We have a lot of stuff. I know this. It's a function of being a modern, well-to-do family living in North America. But it's never as apparent as when we're in the middle of one our our umpteenth moves.
Because that is when I come face to face with the sum of our material wealth.
And it's not just that we are well stocked in the necessities like clothes, pots and pans or basic toys for the girls. It's that we also have ski suits, juicers and toys for my daughters' toys. So much that moving from our temporary condo into our "permanent" house still entails multiple carloads of things. And this is still just a fraction of our total possessions.

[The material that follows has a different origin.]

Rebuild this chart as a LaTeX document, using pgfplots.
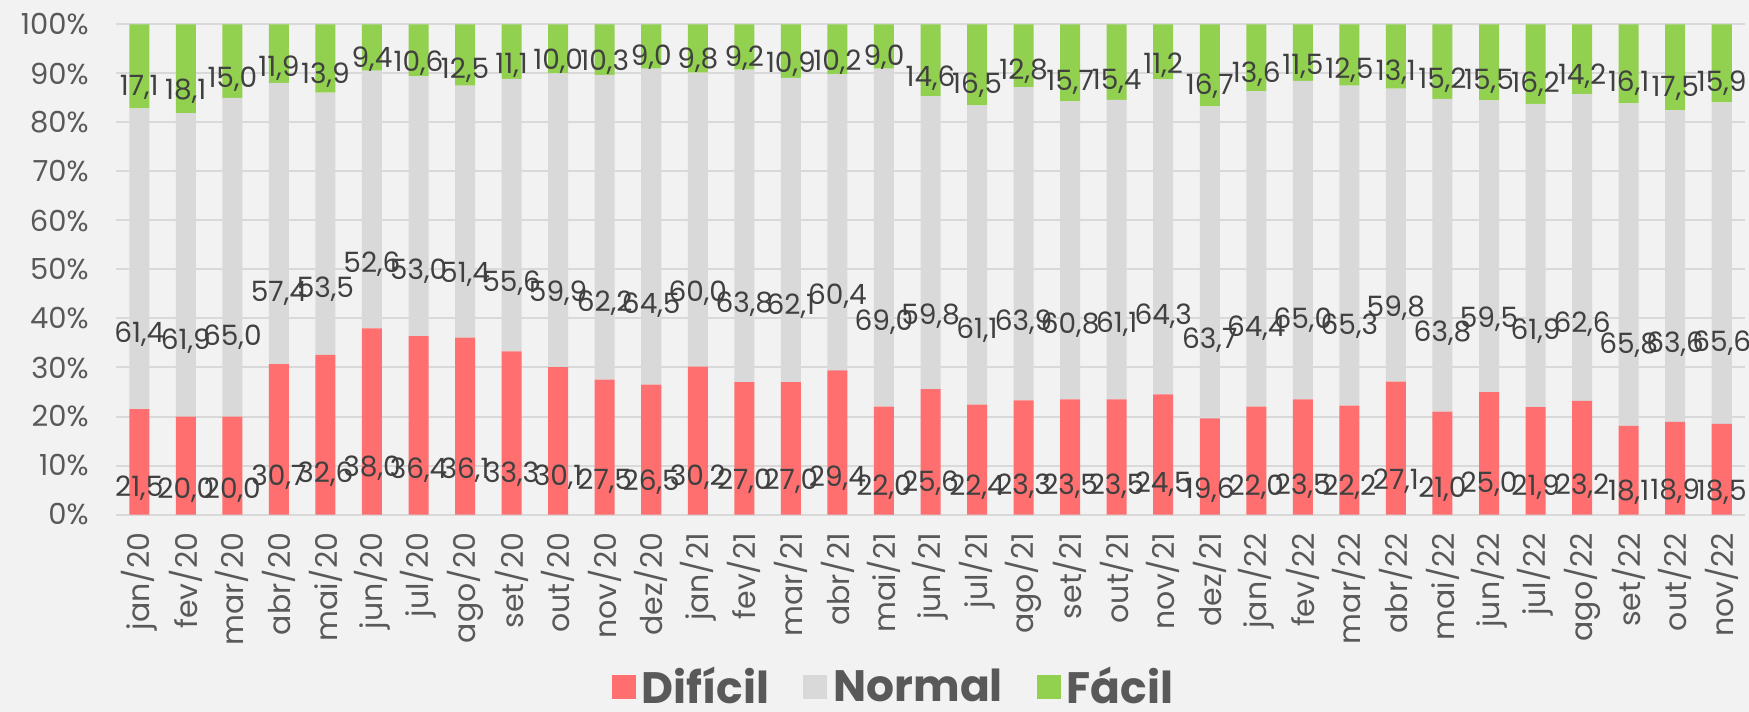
\documentclass[border=0pt]{standalone}
\usepackage{fontspec}
\setmainfont{Poppins}
\usepackage{pgfplots}
\pgfplotsset{compat=1.18}
\usepackage{pgfplotstable}
\definecolor{bg}{HTML}{F2F2F2}
\definecolor{grd}{HTML}{D9D9D9}
\definecolor{dif}{HTML}{FF6F6F}
\definecolor{nor}{HTML}{D9D9D9}
\definecolor{fac}{HTML}{92D050}
\definecolor{lbl}{HTML}{404040}
\definecolor{tck}{HTML}{595959}

\pgfplotstableread{
x dif nor fac
0 21.5 61.4 17.1
1 20.0 61.9 18.1
2 20.0 65.0 15.0
3 30.7 57.4 11.9
4 32.6 53.5 13.9
5 38.0 52.6 9.4
6 36.4 53.0 10.6
7 36.1 51.4 12.5
8 33.3 55.6 11.1
9 30.1 59.9 10.0
10 27.5 62.2 10.3
11 26.5 64.5 9.0
12 30.2 60.0 9.8
13 27.0 63.8 9.2
14 27.0 62.1 10.9
15 29.4 60.4 10.2
16 22.0 69.0 9.0
17 25.6 59.8 14.6
18 22.4 61.1 16.5
19 23.3 63.9 12.8
20 23.5 60.8 15.7
21 23.5 61.1 15.4
22 24.5 64.3 11.2
23 19.6 63.7 16.7
24 22.0 64.4 13.6
25 23.5 65.0 11.5
26 22.2 65.3 12.5
27 27.1 59.8 13.1
28 21.0 63.8 15.2
29 25.0 59.5 15.5
30 21.9 61.9 16.2
31 23.2 62.6 14.2
32 18.1 65.8 16.1
33 18.9 63.6 17.5
34 18.5 65.6 15.9
}\data

\begin{document}
\begin{tikzpicture}
\fill[bg] (-58pt,-98.5pt) rectangle (816.5pt,257.25pt);
\begin{axis}[
  at={(0,0)}, anchor=south west,
  width=814.5pt, height=245pt, scale only axis,
  ybar stacked, bar width=0.43,
  xmin=-0.5, xmax=34.5, ymin=0, ymax=100,
  xtick={0,...,34},
  xticklabels={jan/20,fev/20,mar/20,abr/20,mai/20,jun/20,jul/20,ago/20,set/20,out/20,nov/20,dez/20,jan/21,fev/21,mar/21,abr/21,mai/21,jun/21,jul/21,ago/21,set/21,out/21,nov/21,dez/21,jan/22,fev/22,mar/22,abr/22,mai/22,jun/22,jul/22,ago/22,set/22,out/22,nov/22},
  ytick={0,10,...,100},
  yticklabel={\pgfmathprintnumber[fixed,precision=0]{\tick}\%},
  ymajorgrids, grid style={grd, line width=1pt},
  axis line style={draw=none},
  major tick length=0pt,
  /pgf/number format/assume math mode=true,
  yticklabel style={font=\fontsize{14.5}{16}\selectfont, text=tck, anchor=east, inner sep=0pt, xshift=-13.5pt},
  xticklabel style={font=\fontsize{15}{16}\selectfont, text=tck, yshift=-9pt, rotate=90, anchor=east, inner sep=0pt},
  nodes near coords={\pgfmathprintnumber[fixed,fixed zerofill,precision=1,use comma]{\pgfplotspointmeta}},
  visualization depends on={0.25*rawy \as \halfy},
  every node near coord/.append style={font=\fontsize{14}{16}\selectfont, text=lbl, anchor=center, inner sep=0pt, shift={(axis direction cs:0,-\halfy)}},
  legend style={at={(axis description cs:0.478,-0.352)}, anchor=center, draw=none, fill=none, font=\fontsize{22}{26}\selectfont\bfseries, text=tck, /tikz/every even column/.append style={column sep=15pt}},
  legend columns=-1,
  legend image code/.code={\fill[#1] (0pt,-6pt) rectangle (12pt,6pt);},
]
\addplot[fill=dif, draw=none] table[x=x, y=dif] {\data};
\addlegendentry{\hspace{1pt}Difícil}
\addplot[fill=nor, draw=none] table[x=x, y=nor] {\data};
\addlegendentry{\hspace{1pt}Normal}
\addplot[fill=fac, draw=none] table[x=x, y=fac] {\data};
\addlegendentry{\hspace{1pt}Fácil}
\end{axis}
\pgfresetboundingbox
\path (-58pt,-98.5pt) rectangle (816.5pt,257.25pt);
\end{tikzpicture}
\end{document}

Mostly I don't fret about the things. In fact, I know we work hard to be able to afford these comforts. We don't spoil our girls and don't frivolously buy new clothes or furnishings.
But this week, of all weeks, I can't get the images of families fleeing Syria, with only the clothes on their backs. I can't help but see their sadness and suffering and anxiety – not because they've had to leave everything they know and have, but because they don't know what the future holds. They don't have any plans. They don't know how to keep their kids safe. Forget happy. Just safe.
And really, it's the kids for me. How do you comfort those kids? I simply just can't imagine holding the Bug and Peanut and running for our lives. I can't fathom having to look into their eyes and have no assurances or explanations to give them. I can't bear to think about the fear in their hearts. Their little hearts. That should be so full of simple things like going back to school or playing with their friends.
Not fleeing for their lives.
All I can see, is not the piles of goods in front of me. It's the hands of the mothers gripping for dear life the hands of their precious little ones. And little else.
And if it was a simple matter of asking me to do without half my things if it meant that all of these mothers' children would slept well and safe tonight, I would certainly do it.
But it isn't that simple. And all I can do is feel heartbreak and donate money that I hope can help.
So yeah, this move is harder for me than most in the past.
Yes, I know that there have always been areas of strife, people wronged by the simple fact of the geography in which they were born. Every day, somewhere. But right now, we can't ignore what is happening because it's easier and less painful to think about new school supplies and new clothes and the latest home furnishings.
Each day I am aware that this great lottery of life has meant that I was given the chance to do everything I have done. But that also means that I believe that I have some responsibility to those that were dealt a different hand in this game.
So tonight, yes our move is on my mind. But mostly, I go to sleep thanking my lucky stars that this move is entirely of our choice and free will. That my girls lay sleeping in safe, warm beds. That I am not facing the unthinkable realities countless other families are tonight.
Tonight, I pray for all of those children not in beds. I pray they will find one soon. Through the humanity and compassion of those that won their lottery of life.